1. Current State of the System

• User is not a first-time user
• One lesson completed
• Feedback received on lesson delivery style

2. Relevant History or Memory

• Primary language: English
• No prior experience with Portuguese
• Familiar with Spanish: No
• Age: 35
• User type: Married professional
• Not a polyglot
• Prefers responses delivered with a core Portuguese accent

3. Goals and Constraints

• Goal: Deliver future lessons using a core Portuguese speaking accent
• Constraints:
  • Avoid assuming prior language knowledge
  • Use clear explanations before introducing grammar rules
  • Progress at a beginner-friendly pace
  • Prefer practical, real-life examples over abstract theory

With this updated context, the next time the AI model is invoked, it does not need to be re-instructed.

The orchestrator ensures the preference is consistently applied across future interactions.

Bringing It All Together: How AI Agents Actually Work

An AI agent is not a single piece of intelligence. It is a system composed of distinct parts, each with a clear responsibility.

When these parts are combined correctly, they form a continuous loop that allows the agent to operate autonomously, adapt over time, and reliably work toward a goal.

At a high level, the flow looks like this:

1. The Orchestrator observes the current state
   
   It gathers context: user data, system state, memory, and goals.

2. The AI Model decides what to do next
   
   Using the provided context, the model reasons and produces a structured decision or plan.

3. The Tools execute the decision
   
   Tools interact with the environment, updating data, generating content, calling APIs, or triggering workflows.

4. The Orchestrator evaluates the outcome
   
   It checks whether the action moved the system closer to the goal, identifies errors or feedback, and updates memory.

5. The loop repeats
   
   With updated context, the agent continues until the goal is met or a stopping condition is reached.

This loop is what transforms AI from a reactive system into an agentic one.

How to think of it

You can think of an AI agent like this:

• The AI Model decides what should happen
• The Tools make it actually happen
• The Orchestrator decides when to think, when to act, and when to stop

None of these components are sufficient on their own.

A powerful model without tools cannot act.

Tools without orchestration become brittle automation.

An orchestrator without a reliable model has nothing useful to execute.

It is the coordination between all three that creates a real AI agent.

Why This Is Important

As AI systems continue to evolve, the model itself will become less of a differentiator.
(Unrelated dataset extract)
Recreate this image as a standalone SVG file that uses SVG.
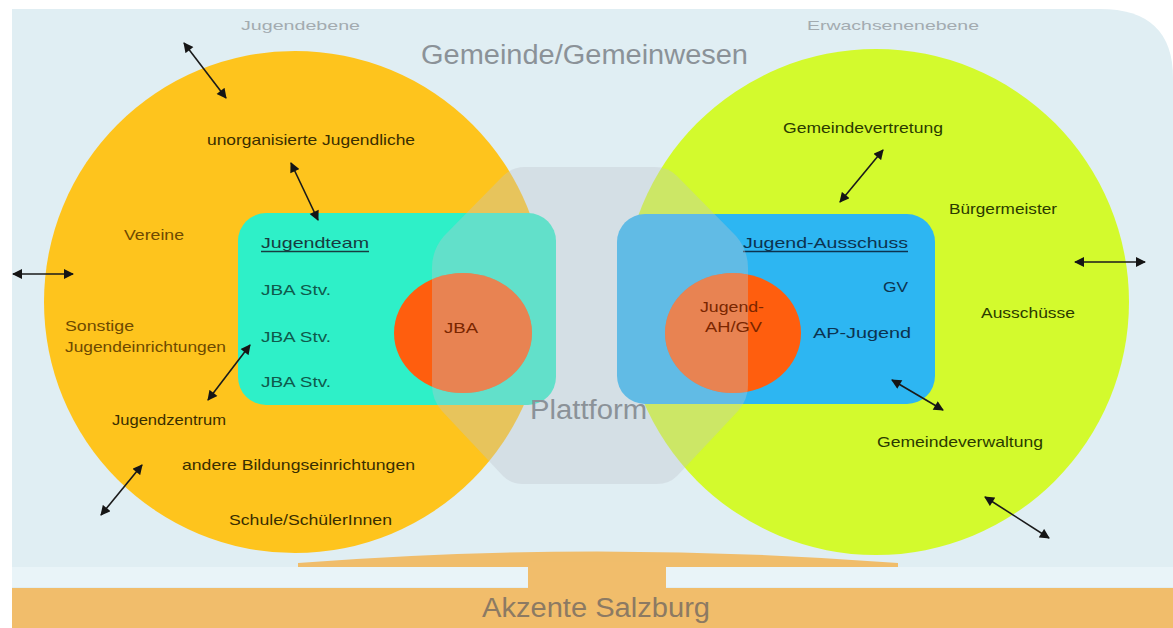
<svg xmlns="http://www.w3.org/2000/svg" xmlns:xlink="http://www.w3.org/1999/xlink" width="1173" height="628" viewBox="0 0 1173 628">
<style>
  .t { font-family: "Liberation Sans", Arial, sans-serif; font-size: 14.5px; }
  .big { font-family: "Liberation Sans", Arial, sans-serif; font-size: 27px; fill: #8b9298; }
  .lvl { font-family: "Liberation Sans", Arial, sans-serif; font-size: 13px; fill: #a3abb0; }
  .dy { fill: #3a2e00; }
  .br { fill: #6e4a00; }
  .dg { fill: #2b3a00; }
  .tl { fill: #0f5a4c; }
  .nv { fill: #0c3350; }
  .rd { fill: #7a2600; }
  .conn line { stroke: #1a1a1a; stroke-width: 1.6; marker-start: url(#ah); marker-end: url(#ah); }
  .plat { fill: #bec6cc; fill-opacity: 0.36; }
  .ul { stroke-width: 1.3; }
</style>
<defs>
  <marker id="ah" viewBox="0 0 10 10" refX="9" refY="5" markerWidth="11" markerHeight="10" markerUnits="userSpaceOnUse" orient="auto-start-reverse">
    <path d="M0,0 L10,5 L0,10 z" fill="#151515"/>
  </marker>
  <path id="platShape" d="M 525,167 L 655,167 Q 668,167 677,176 L 736,236 Q 748,250 748,268 L 748,385 Q 748,400 738,411 L 677,476 Q 669,484 657,484 L 523,484 Q 511,484 503,476 L 442,411 Q 432,400 432,385 L 432,268 Q 432,250 444,236 L 503,176 Q 512,167 525,167 Z"/>
  <clipPath id="clipJBA"><ellipse cx="463" cy="333" rx="69" ry="60"/></clipPath>
  <clipPath id="clipAH"><ellipse cx="733" cy="333" rx="68" ry="60"/></clipPath>
</defs>

<rect x="0" y="0" width="1173" height="628" fill="#ffffff"/>
<g id="background">
  <path d="M 12,9 L 1100,9 Q 1173,9 1173,78 L 1173,590 L 12,590 Z" fill="#e0eef3"/>
  <rect x="12" y="567" width="1161" height="20" fill="#e9f4f8"/>
</g>

<g id="akzente">
  <path d="M 298,563 Q 597,540 898,563 L 898,567 L 298,567 Z" fill="#f0bd6b"/>
  <rect x="528" y="562" width="138" height="28" fill="#f1bd6b"/>
  <rect x="12" y="588" width="1161" height="40" fill="#f1bd6b"/>
  <text class="big" x="482" y="617" textLength="228" lengthAdjust="spacingAndGlyphs" style="fill:#8c7a63">Akzente Salzburg</text>
</g>

<g id="gemeinde">
  <text class="big" x="421" y="64" textLength="327" lengthAdjust="spacingAndGlyphs">Gemeinde/Gemeinwesen</text>
</g>

<g id="jugendebene">
  <circle cx="295" cy="302" r="251" fill="#fec41d"/>
  <text class="lvl" x="241" y="30" textLength="119" lengthAdjust="spacingAndGlyphs">Jugendebene</text>
</g>

<g id="erwachsenenebene">
  <circle cx="876" cy="302" r="253" fill="#d3fa2d"/>
  <text class="lvl" x="807" y="30" textLength="172" lengthAdjust="spacingAndGlyphs">Erwachsenenebene</text>
</g>

<g id="unorganisierte">
  <text class="t dy" x="207" y="145" textLength="208" lengthAdjust="spacingAndGlyphs">unorganisierte Jugendliche</text>
</g>
<g id="vereine">
  <text class="t br" x="124" y="240" textLength="60" lengthAdjust="spacingAndGlyphs">Vereine</text>
</g>
<g id="sonstige">
  <text class="t br" x="65" y="331" textLength="69" lengthAdjust="spacingAndGlyphs">Sonstige</text>
  <text class="t br" x="65" y="352" textLength="161" lengthAdjust="spacingAndGlyphs">Jugendeinrichtungen</text>
</g>
<g id="jugendzentrum">
  <text class="t dy" x="112" y="425" textLength="114" lengthAdjust="spacingAndGlyphs">Jugendzentrum</text>
</g>
<g id="bildung">
  <text class="t dy" x="182" y="470" textLength="233" lengthAdjust="spacingAndGlyphs">andere Bildungseinrichtungen</text>
</g>
<g id="schule">
  <text class="t dy" x="229" y="525" textLength="163" lengthAdjust="spacingAndGlyphs">Schule/SchülerInnen</text>
</g>

<g id="gemeindevertretung">
  <text class="t dg" x="783" y="133" textLength="160" lengthAdjust="spacingAndGlyphs">Gemeindevertretung</text>
</g>
<g id="buergermeister">
  <text class="t dg" x="949" y="214" textLength="108" lengthAdjust="spacingAndGlyphs">Bürgermeister</text>
</g>
<g id="ausschuesse">
  <text class="t dg" x="981" y="318" textLength="94" lengthAdjust="spacingAndGlyphs">Ausschüsse</text>
</g>
<g id="gemeindeverwaltung">
  <text class="t dg" x="877" y="447" textLength="166" lengthAdjust="spacingAndGlyphs">Gemeindeverwaltung</text>
</g>

<g id="jugendteam">
  <rect x="238" y="213" width="318" height="192" rx="28" fill="#2ef0c8"/>
  <text class="t tl" x="261" y="248" textLength="108" lengthAdjust="spacingAndGlyphs" style="fill:#173c40">Jugendteam</text>
  <line class="ul" x1="261" y1="251.5" x2="369" y2="251.5" stroke="#173c40"/>
  <text class="t tl" x="261" y="295" textLength="70" lengthAdjust="spacingAndGlyphs">JBA Stv.</text>
  <text class="t tl" x="261" y="342" textLength="70" lengthAdjust="spacingAndGlyphs">JBA Stv.</text>
  <text class="t tl" x="261" y="387" textLength="70" lengthAdjust="spacingAndGlyphs">JBA Stv.</text>
</g>

<g id="jugendausschuss">
  <rect x="617" y="214" width="318" height="190" rx="28" fill="#2db6f2"/>
  <text class="t nv" x="743" y="248" textLength="165" lengthAdjust="spacingAndGlyphs">Jugend-Ausschuss</text>
  <line class="ul" x1="743" y1="251.5" x2="908" y2="251.5" stroke="#0c3350"/>
  <text class="t nv" x="883" y="292" textLength="25" lengthAdjust="spacingAndGlyphs">GV</text>
  <text class="t nv" x="813" y="338" textLength="98" lengthAdjust="spacingAndGlyphs">AP-Jugend</text>
</g>

<g id="plattform">
  <use xlink:href="#platShape" class="plat"/>
  <text class="big" x="530" y="419" textLength="117" lengthAdjust="spacingAndGlyphs">Plattform</text>
</g>

<g id="jba">
  <ellipse cx="463" cy="333" rx="69" ry="60" fill="#ff5e0e"/>
  <use xlink:href="#platShape" class="plat" clip-path="url(#clipJBA)"/>
  <text class="t rd" x="444" y="333" textLength="34" lengthAdjust="spacingAndGlyphs">JBA</text>
</g>

<g id="jugend-ahgv">
  <ellipse cx="733" cy="333" rx="68" ry="60" fill="#ff5e0e"/>
  <use xlink:href="#platShape" class="plat" clip-path="url(#clipAH)"/>
  <text class="t rd" x="700" y="312" textLength="64" lengthAdjust="spacingAndGlyphs">Jugend-</text>
  <text class="t rd" x="705" y="332" textLength="57" lengthAdjust="spacingAndGlyphs">AH/GV</text>
</g>

<g id="connectors" class="conn">
  <line x1="184" y1="43" x2="226" y2="98"/>
  <line x1="291" y1="163" x2="318" y2="220"/>
  <line x1="13" y1="274" x2="73" y2="274"/>
  <line x1="250" y1="345" x2="208" y2="400"/>
  <line x1="142" y1="465" x2="101" y2="515"/>
  <line x1="883" y1="150" x2="840" y2="202"/>
  <line x1="1075" y1="262" x2="1145" y2="262"/>
  <line x1="892" y1="380" x2="943" y2="410"/>
  <line x1="985" y1="497" x2="1049" y2="538"/>
</g>
</svg>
Models will improve, commoditize, and be swapped out over time.

What will matter more is:

• how well context is constructed
• how safely tools are exposed
• how intelligently the orchestration loop is designed

In practice, the quality of an AI agent is determined less by how “smart” the model is, and more by how well the system around it is engineered.

Finally

AI agents are not intelligent beings.

They are disciplined systems.

They work because they:

• operate in loops
• act under constraints
• learn from feedback
• and are carefully orchestrated

If you’re currently building AI agents, focus less on swapping models and more on improving how context is constructed, tools are scoped, and orchestration is designed. That’s where most real-world failures and breakthroughs happen.